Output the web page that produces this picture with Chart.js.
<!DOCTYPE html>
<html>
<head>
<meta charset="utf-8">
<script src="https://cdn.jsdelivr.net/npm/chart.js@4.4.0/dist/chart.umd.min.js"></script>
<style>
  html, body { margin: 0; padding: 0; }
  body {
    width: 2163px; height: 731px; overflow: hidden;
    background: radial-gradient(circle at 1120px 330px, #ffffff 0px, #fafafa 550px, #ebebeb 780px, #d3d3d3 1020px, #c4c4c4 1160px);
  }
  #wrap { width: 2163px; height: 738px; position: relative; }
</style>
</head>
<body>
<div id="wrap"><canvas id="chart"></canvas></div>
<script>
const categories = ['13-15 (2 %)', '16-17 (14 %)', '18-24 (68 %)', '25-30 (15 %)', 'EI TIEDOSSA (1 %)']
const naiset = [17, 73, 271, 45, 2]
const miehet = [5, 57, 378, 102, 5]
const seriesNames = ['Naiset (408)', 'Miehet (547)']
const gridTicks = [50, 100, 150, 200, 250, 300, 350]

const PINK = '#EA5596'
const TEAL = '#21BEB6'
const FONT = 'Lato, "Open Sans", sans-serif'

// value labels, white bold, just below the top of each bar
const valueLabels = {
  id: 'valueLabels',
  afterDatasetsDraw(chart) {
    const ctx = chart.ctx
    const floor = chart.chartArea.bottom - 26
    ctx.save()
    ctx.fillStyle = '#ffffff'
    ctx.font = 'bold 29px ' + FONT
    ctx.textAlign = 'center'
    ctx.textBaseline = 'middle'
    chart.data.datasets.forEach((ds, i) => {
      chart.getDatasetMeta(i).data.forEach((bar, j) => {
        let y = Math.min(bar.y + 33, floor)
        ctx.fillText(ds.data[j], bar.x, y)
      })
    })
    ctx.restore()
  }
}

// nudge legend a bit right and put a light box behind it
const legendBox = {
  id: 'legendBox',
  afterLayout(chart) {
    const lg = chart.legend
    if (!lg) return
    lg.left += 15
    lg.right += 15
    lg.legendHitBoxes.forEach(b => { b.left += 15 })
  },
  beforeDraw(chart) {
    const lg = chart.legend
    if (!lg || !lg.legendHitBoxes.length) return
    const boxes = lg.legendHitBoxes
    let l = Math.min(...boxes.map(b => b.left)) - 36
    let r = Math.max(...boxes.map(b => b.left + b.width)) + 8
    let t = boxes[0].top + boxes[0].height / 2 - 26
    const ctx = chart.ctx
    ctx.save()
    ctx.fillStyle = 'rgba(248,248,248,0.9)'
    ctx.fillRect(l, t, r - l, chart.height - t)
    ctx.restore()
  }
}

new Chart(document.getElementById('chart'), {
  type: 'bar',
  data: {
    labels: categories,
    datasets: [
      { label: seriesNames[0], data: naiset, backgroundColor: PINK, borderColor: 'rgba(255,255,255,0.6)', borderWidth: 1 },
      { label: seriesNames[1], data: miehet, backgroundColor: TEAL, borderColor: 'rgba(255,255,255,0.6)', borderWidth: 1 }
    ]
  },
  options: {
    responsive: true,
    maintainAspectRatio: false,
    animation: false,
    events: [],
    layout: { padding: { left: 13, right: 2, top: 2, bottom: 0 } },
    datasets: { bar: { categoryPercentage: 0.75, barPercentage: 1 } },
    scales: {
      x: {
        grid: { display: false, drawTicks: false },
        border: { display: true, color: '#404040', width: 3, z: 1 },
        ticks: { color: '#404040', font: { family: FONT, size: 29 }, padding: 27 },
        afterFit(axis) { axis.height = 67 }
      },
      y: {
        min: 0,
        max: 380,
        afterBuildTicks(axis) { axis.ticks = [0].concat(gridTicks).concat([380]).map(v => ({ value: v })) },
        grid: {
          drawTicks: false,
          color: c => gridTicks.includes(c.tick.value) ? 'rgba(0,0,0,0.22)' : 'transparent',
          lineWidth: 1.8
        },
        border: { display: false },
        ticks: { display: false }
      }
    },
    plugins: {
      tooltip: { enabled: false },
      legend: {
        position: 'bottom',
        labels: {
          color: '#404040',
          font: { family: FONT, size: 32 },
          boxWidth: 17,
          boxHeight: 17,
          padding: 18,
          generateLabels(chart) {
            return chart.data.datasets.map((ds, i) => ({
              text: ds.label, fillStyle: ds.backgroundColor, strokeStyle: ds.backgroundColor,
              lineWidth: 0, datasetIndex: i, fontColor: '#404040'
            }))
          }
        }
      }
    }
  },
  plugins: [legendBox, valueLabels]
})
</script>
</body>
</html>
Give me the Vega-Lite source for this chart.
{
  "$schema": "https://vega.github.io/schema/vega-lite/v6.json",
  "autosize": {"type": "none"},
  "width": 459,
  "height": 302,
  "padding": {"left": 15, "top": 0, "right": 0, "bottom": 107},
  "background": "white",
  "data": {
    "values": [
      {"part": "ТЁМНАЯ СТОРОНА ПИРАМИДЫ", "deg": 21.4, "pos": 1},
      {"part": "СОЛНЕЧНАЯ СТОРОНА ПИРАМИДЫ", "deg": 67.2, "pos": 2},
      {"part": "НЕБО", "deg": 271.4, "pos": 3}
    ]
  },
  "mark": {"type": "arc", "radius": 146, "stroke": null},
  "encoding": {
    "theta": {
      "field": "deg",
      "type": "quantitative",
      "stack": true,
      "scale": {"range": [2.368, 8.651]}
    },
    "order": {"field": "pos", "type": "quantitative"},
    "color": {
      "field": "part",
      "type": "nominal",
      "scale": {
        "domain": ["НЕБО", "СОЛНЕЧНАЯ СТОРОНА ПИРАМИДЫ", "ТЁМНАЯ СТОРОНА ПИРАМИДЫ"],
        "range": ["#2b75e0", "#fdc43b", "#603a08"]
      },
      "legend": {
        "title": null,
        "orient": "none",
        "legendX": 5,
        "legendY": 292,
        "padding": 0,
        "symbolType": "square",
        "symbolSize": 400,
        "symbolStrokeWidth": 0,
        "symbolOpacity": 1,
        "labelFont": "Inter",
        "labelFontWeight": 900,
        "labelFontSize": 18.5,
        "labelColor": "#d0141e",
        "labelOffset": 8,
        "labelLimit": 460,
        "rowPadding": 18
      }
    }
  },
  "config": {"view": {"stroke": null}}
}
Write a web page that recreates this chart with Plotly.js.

────────────────────────────────────────

Work to be completed:
Print every record exactly as it was given.

Solution to this problem:
Output the web page that produces this picture with Chart.js.
<!DOCTYPE html>
<html>
<head>
<meta charset="utf-8">
<script src="https://cdn.jsdelivr.net/npm/chart.js@4.4.0/dist/chart.umd.min.js"></script>
<style>
  html, body { margin: 0; padding: 0; }
  body {
    width: 2163px; height: 731px; overflow: hidden;
    background: radial-gradient(circle at 1120px 330px, #ffffff 0px, #fafafa 550px, #ebebeb 780px, #d3d3d3 1020px, #c4c4c4 1160px);
  }
  #wrap { width: 2163px; height: 738px; position: relative; }
</style>
</head>
<body>
<div id="wrap"><canvas id="chart"></canvas></div>
<script>
const categories = ['13-15 (2 %)', '16-17 (14 %)', '18-24 (68 %)', '25-30 (15 %)', 'EI TIEDOSSA (1 %)']
const naiset = [17, 73, 271, 45, 2]
const miehet = [5, 57, 378, 102, 5]
const seriesNames = ['Naiset (408)', 'Miehet (547)']
const gridTicks = [50, 100, 150, 200, 250, 300, 350]

const PINK = '#EA5596'
const TEAL = '#21BEB6'
const FONT = 'Lato, "Open Sans", sans-serif'

// value labels, white bold, just below the top of each bar
const valueLabels = {
  id: 'valueLabels',
  afterDatasetsDraw(chart) {
    const ctx = chart.ctx
    const floor = chart.chartArea.bottom - 26
    ctx.save()
    ctx.fillStyle = '#ffffff'
    ctx.font = 'bold 29px ' + FONT
    ctx.textAlign = 'center'
    ctx.textBaseline = 'middle'
    chart.data.datasets.forEach((ds, i) => {
      chart.getDatasetMeta(i).data.forEach((bar, j) => {
        let y = Math.min(bar.y + 33, floor)
        ctx.fillText(ds.data[j], bar.x, y)
      })
    })
    ctx.restore()
  }
}

// nudge legend a bit right and put a light box behind it
const legendBox = {
  id: 'legendBox',
  afterLayout(chart) {
    const lg = chart.legend
    if (!lg) return
    lg.left += 15
    lg.right += 15
    lg.legendHitBoxes.forEach(b => { b.left += 15 })
  },
  beforeDraw(chart) {
    const lg = chart.legend
    if (!lg || !lg.legendHitBoxes.length) return
    const boxes = lg.legendHitBoxes
    let l = Math.min(...boxes.map(b => b.left)) - 36
    let r = Math.max(...boxes.map(b => b.left + b.width)) + 8
    let t = boxes[0].top + boxes[0].height / 2 - 26
    const ctx = chart.ctx
    ctx.save()
    ctx.fillStyle = 'rgba(248,248,248,0.9)'
    ctx.fillRect(l, t, r - l, chart.height - t)
    ctx.restore()
  }
}

new Chart(document.getElementById('chart'), {
  type: 'bar',
  data: {
    labels: categories,
    datasets: [
      { label: seriesNames[0], data: naiset, backgroundColor: PINK, borderColor: 'rgba(255,255,255,0.6)', borderWidth: 1 },
      { label: seriesNames[1], data: miehet, backgroundColor: TEAL, borderColor: 'rgba(255,255,255,0.6)', borderWidth: 1 }
    ]
  },
  options: {
    responsive: true,
    maintainAspectRatio: false,
    animation: false,
    events: [],
    layout: { padding: { left: 13, right: 2, top: 2, bottom: 0 } },
    datasets: { bar: { categoryPercentage: 0.75, barPercentage: 1 } },
    scales: {
      x: {
        grid: { display: false, drawTicks: false },
        border: { display: true, color: '#404040', width: 3, z: 1 },
        ticks: { color: '#404040', font: { family: FONT, size: 29 }, padding: 27 },
        afterFit(axis) { axis.height = 67 }
      },
      y: {
        min: 0,
        max: 380,
        afterBuildTicks(axis) { axis.ticks = [0].concat(gridTicks).concat([380]).map(v => ({ value: v })) },
        grid: {
          drawTicks: false,
          color: c => gridTicks.includes(c.tick.value) ? 'rgba(0,0,0,0.22)' : 'transparent',
          lineWidth: 1.8
        },
        border: { display: false },
        ticks: { display: false }
      }
    },
    plugins: {
      tooltip: { enabled: false },
      legend: {
        position: 'bottom',
        labels: {
          color: '#404040',
          font: { family: FONT, size: 32 },
          boxWidth: 17,
          boxHeight: 17,
          padding: 18,
          generateLabels(chart) {
            return chart.data.datasets.map((ds, i) => ({
              text: ds.label, fillStyle: ds.backgroundColor, strokeStyle: ds.backgroundColor,
              lineWidth: 0, datasetIndex: i, fontColor: '#404040'
            }))
          }
        }
      }
    }
  },
  plugins: [legendBox, valueLabels]
})
</script>
</body>
</html>
Give me the Vega-Lite source for this chart.
{
  "$schema": "https://vega.github.io/schema/vega-lite/v6.json",
  "autosize": {"type": "none"},
  "width": 459,
  "height": 302,
  "padding": {"left": 15, "top": 0, "right": 0, "bottom": 107},
  "background": "white",
  "data": {
    "values": [
      {"part": "ТЁМНАЯ СТОРОНА ПИРАМИДЫ", "deg": 21.4, "pos": 1},
      {"part": "СОЛНЕЧНАЯ СТОРОНА ПИРАМИДЫ", "deg": 67.2, "pos": 2},
      {"part": "НЕБО", "deg": 271.4, "pos": 3}
    ]
  },
  "mark": {"type": "arc", "radius": 146, "stroke": null},
  "encoding": {
    "theta": {
      "field": "deg",
      "type": "quantitative",
      "stack": true,
      "scale": {"range": [2.368, 8.651]}
    },
    "order": {"field": "pos", "type": "quantitative"},
    "color": {
      "field": "part",
      "type": "nominal",
      "scale": {
        "domain": ["НЕБО", "СОЛНЕЧНАЯ СТОРОНА ПИРАМИДЫ", "ТЁМНАЯ СТОРОНА ПИРАМИДЫ"],
        "range": ["#2b75e0", "#fdc43b", "#603a08"]
      },
      "legend": {
        "title": null,
        "orient": "none",
        "legendX": 5,
        "legendY": 292,
        "padding": 0,
        "symbolType": "square",
        "symbolSize": 400,
        "symbolStrokeWidth": 0,
        "symbolOpacity": 1,
        "labelFont": "Inter",
        "labelFontWeight": 900,
        "labelFontSize": 18.5,
        "labelColor": "#d0141e",
        "labelOffset": 8,
        "labelLimit": 460,
        "rowPadding": 18
      }
    }
  },
  "config": {"view": {"stroke": null}}
}
Write a web page that recreates this chart with Plotly.js.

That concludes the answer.